Nuno’s tactical tinkering, including his use of inverted full-backs and cautious midfield structures, has so far failed to inspire. The team look paralysed, devoid of confidence, rhythm, and identity. As Gary O’Neil observed on Monday Night Football, “They look lost from a tactical perspective… shot of confidence, not together.” Yet the Portuguese manager cannot be judged too harshly, not yet. He inherited a fractured dressing room and a fanbase at war with itself.

Hope remains, but grows ever thinner

Behind the gloom, faint echoes of resilience remain. West Ham have a history of survival, from near-relegation escapes in the 1970s to European adventure nights that stirred belief anew. But this current crisis feels different. The chasm between the terraces and the boardroom has widened to the point where even victory feels insufficient to heal it.

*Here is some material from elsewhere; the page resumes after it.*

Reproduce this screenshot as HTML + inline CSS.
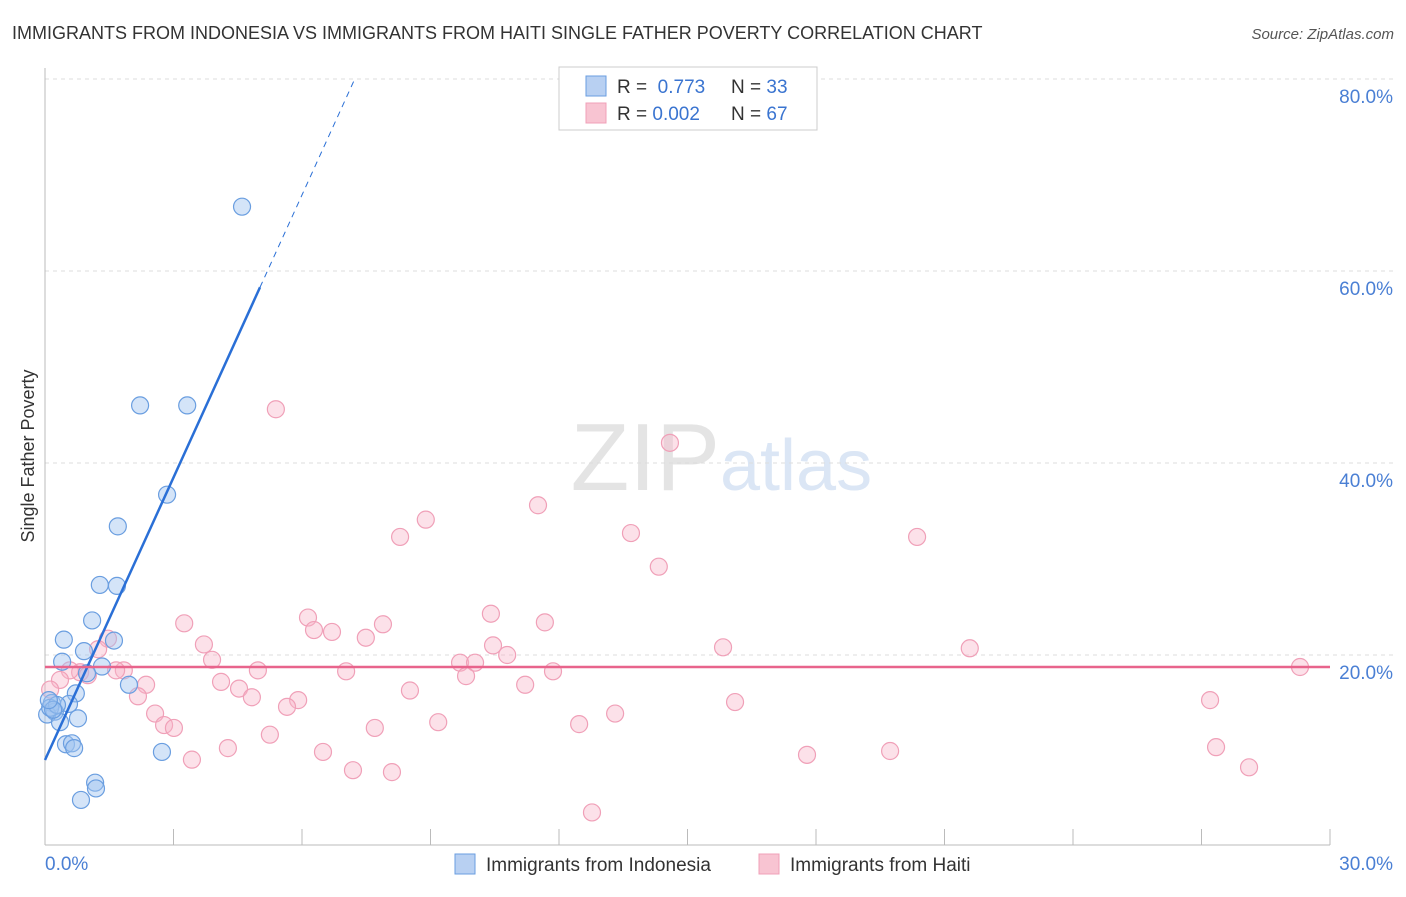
<!DOCTYPE html>
<html><head><meta charset="utf-8"><style>
body{margin:0;background:#fff;font-family:"Liberation Sans",sans-serif}
svg text{font-family:"Liberation Sans",sans-serif}
</style></head><body>
<svg width="1406" height="892" xmlns="http://www.w3.org/2000/svg">
<text x="12" y="39" font-size="18" fill="#333">IMMIGRANTS FROM INDONESIA VS IMMIGRANTS FROM HAITI SINGLE FATHER POVERTY CORRELATION CHART</text>
<text x="1394" y="39" font-size="15" fill="#555" font-style="italic" text-anchor="end">Source: ZipAtlas.com</text>
<text x="720" y="490" font-size="96" fill="#e4e4e4" text-anchor="end" font-family="Liberation Serif">ZIP</text>
<text x="720" y="490" font-size="72" fill="#dbe6f5">atlas</text>
<text x="34" y="456" font-size="18" fill="#333" transform="rotate(-90 34 456)" text-anchor="middle">Single Father Poverty</text>
<g id="axes"></g>
<g id="marks"></g>
<g>
<rect x="559" y="67" width="258" height="63" fill="#fff" stroke="#ccc"/>
<rect x="586" y="76" width="20" height="20" fill="#b8d0f2" stroke="#6a9ee0"/>
<rect x="586" y="103" width="20" height="20" fill="#f8c4d2" stroke="#f0a0b8"/>
<text x="617" y="93" font-size="19" fill="#333">R = <tspan fill="#3a74d0">&#160;0.773</tspan></text>
<text x="731" y="93" font-size="19" fill="#333">N = <tspan fill="#3a74d0">33</tspan></text>
<text x="617" y="120" font-size="19" fill="#333">R = <tspan fill="#3a74d0">0.002</tspan></text>
<text x="731" y="120" font-size="19" fill="#333">N = <tspan fill="#3a74d0">67</tspan></text>
</g>
<g>
<rect x="455" y="854" width="20" height="20" fill="#b8d0f2" stroke="#6a9ee0"/>
<text x="486" y="871" font-size="19" fill="#333">Immigrants from Indonesia</text>
<rect x="759" y="854" width="20" height="20" fill="#f8c4d2" stroke="#f0a0b8"/>
<text x="790" y="871" font-size="19" fill="#333">Immigrants from Haiti</text>
</g>
</svg>
<script>
const indoX=[4.60,2.22,3.32,2.85,1.70,1.28,1.68,1.10,0.44,0.91,1.61,0.40,1.33,0.98,1.96,0.72,0.56,0.16,0.23,0.05,0.77,0.35,0.49,0.63,0.68,2.73,1.17,1.19,0.84,0.12,0.28,0.19,0.09];
const indoY=[66.7,46.0,46.0,36.7,33.4,27.3,27.2,23.6,21.6,20.4,21.5,19.3,18.8,18.1,16.9,16.0,14.9,15.0,14.1,13.8,13.4,13.0,10.7,10.8,10.3,9.9,6.7,6.1,4.9,14.5,14.8,14.3,15.3];
const haitiX=[5.39,14.59,11.51,8.89,8.29,13.68,20.36,14.33,10.41,6.14,11.67,3.25,7.89,6.28,6.70,3.71,7.49,10.46,1.47,1.24,15.83,21.59,10.79,3.90,9.69,10.04,7.03,4.97,1.84,1.66,11.86,29.30,0.82,0.58,1.00,9.83,0.35,2.36,4.11,11.21,4.53,4.83,2.17,8.52,5.91,5.65,0.12,16.11,27.20,2.57,13.31,2.78,3.01,9.18,12.47,5.25,7.70,4.27,6.49,19.73,17.79,27.34,3.43,7.19,8.10,28.11,12.77];
const haitiY=[45.6,42.1,35.6,34.1,32.3,32.7,32.3,29.2,24.3,23.9,23.4,23.3,23.2,22.6,22.4,21.1,21.8,21.0,21.7,20.6,20.8,20.7,20.0,19.5,19.2,19.2,18.3,18.4,18.4,18.4,18.3,18.75,18.2,18.4,17.9,17.8,17.4,16.9,17.2,16.9,16.5,15.6,15.7,16.3,15.3,14.6,16.4,15.1,15.3,13.9,13.9,12.7,12.4,13.0,12.8,11.7,12.4,10.3,9.9,10.0,9.6,10.4,9.1,8.0,7.8,8.3,3.6];
const yTicks=[20,40,60,80];
const xTicks=[0,3,6,9,12,15,18,21,24,27,30];
const indoTrend=[9.06,9.81]; // intercept, slope
const haitiTrend=[18.75,0];
const NS="http://www.w3.org/2000/svg";
const sx=v=>45+v/30*1285;
const sy=v=>847-v/20*192;
function mk(tag,attrs,parent){const e=document.createElementNS(NS,tag);for(const k in attrs)e.setAttribute(k,attrs[k]);parent.appendChild(e);return e;}
const axes=document.getElementById('axes'),marks=document.getElementById('marks');
yTicks.forEach(t=>{
 const g=mk('line',{x1:45,x2:1393,y1:sy(t),y2:sy(t),stroke:'#ddd','stroke-dasharray':'4,4'},axes);
 
 
 const tx=mk('text',{x:1393,y:sy(t)+24,'font-size':19,fill:'#4a7fd4','text-anchor':'end'},axes);
 tx.textContent=t.toFixed(1)+'%';
 
 
});
const ya=mk('line',{x1:45,x2:45,y1:68,y2:845,stroke:'#bbb'},axes);


const xa=mk('line',{x1:45,x2:1330,y1:845,y2:845,stroke:'#bbb'},axes);


xTicks.forEach(t=>{
 const l=mk('line',{x1:sx(t),x2:sx(t),y1:829,y2:845,stroke:'#bbb'},axes);
 
 
});
[[0,'start'],[30,'end']].forEach(([t,a])=>{
 const tx=mk('text',{x:t===0?45:1393,y:870,'font-size':19,fill:'#4a7fd4','text-anchor':a},axes);
 tx.textContent=t.toFixed(1)+'%';
 
 
});
haitiX.forEach((x,i)=>{
 const c=mk('circle',{cx:sx(x),cy:sy(haitiY[i]),r:8.5,fill:'rgba(248,180,200,0.4)',stroke:'#f0a0b8','stroke-width':1.2},marks);
 
 
});
indoX.forEach((x,i)=>{
 const c=mk('circle',{cx:sx(x),cy:sy(indoY[i]),r:8.5,fill:'rgba(160,196,240,0.45)',stroke:'#6a9ee0','stroke-width':1.2},marks);
 
 
});
const f=x=>indoTrend[0]+indoTrend[1]*x;
const t1=mk('line',{x1:sx(0),y1:sy(f(0)),x2:sx(5.02),y2:sy(f(5.02)),stroke:'#2a6fd6','stroke-width':2.5},marks);


const t2=mk('line',{x1:sx(5.02),y1:sy(f(5.02)),x2:sx(7.24),y2:sy(f(7.24)),stroke:'#2a6fd6','stroke-width':1,'stroke-dasharray':'6,5'},marks);


const t3=mk('line',{x1:sx(0),y1:sy(haitiTrend[0]),x2:sx(30),y2:sy(haitiTrend[0]+haitiTrend[1]*30),stroke:'#e8648c','stroke-width':2.5},marks);


</script>
</body></html>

Yet, a run of results could restore stability, just as quickly as another defeat could deepen despair. Nuno’s immediate challenge is psychological: to rekindle energy, to restore pride. His mantra, “Responsibility, commitment, hard work,” will resonate with a fanbase that values honesty above all. But as history shows, honesty alone cannot fix what has become an institutional problem.

For now, the Hammers’ reality is stark. Relegation is no longer unthinkable; it is a genuine threat. Their next three fixtures, against Leeds, Newcastle, and Burnley, could define the season. More importantly, they could define the club’s direction for years to come.

West Ham once sang of “bubbles” that fade and die. Unless something changes, structurally, not just tactically, those lyrics risk becoming prophecy. From Moyes’ disciplined triumphs to Potter’s brief idealism and Nuno’s uncertain start, every chapter tells the same story: a club searching, still, for itself.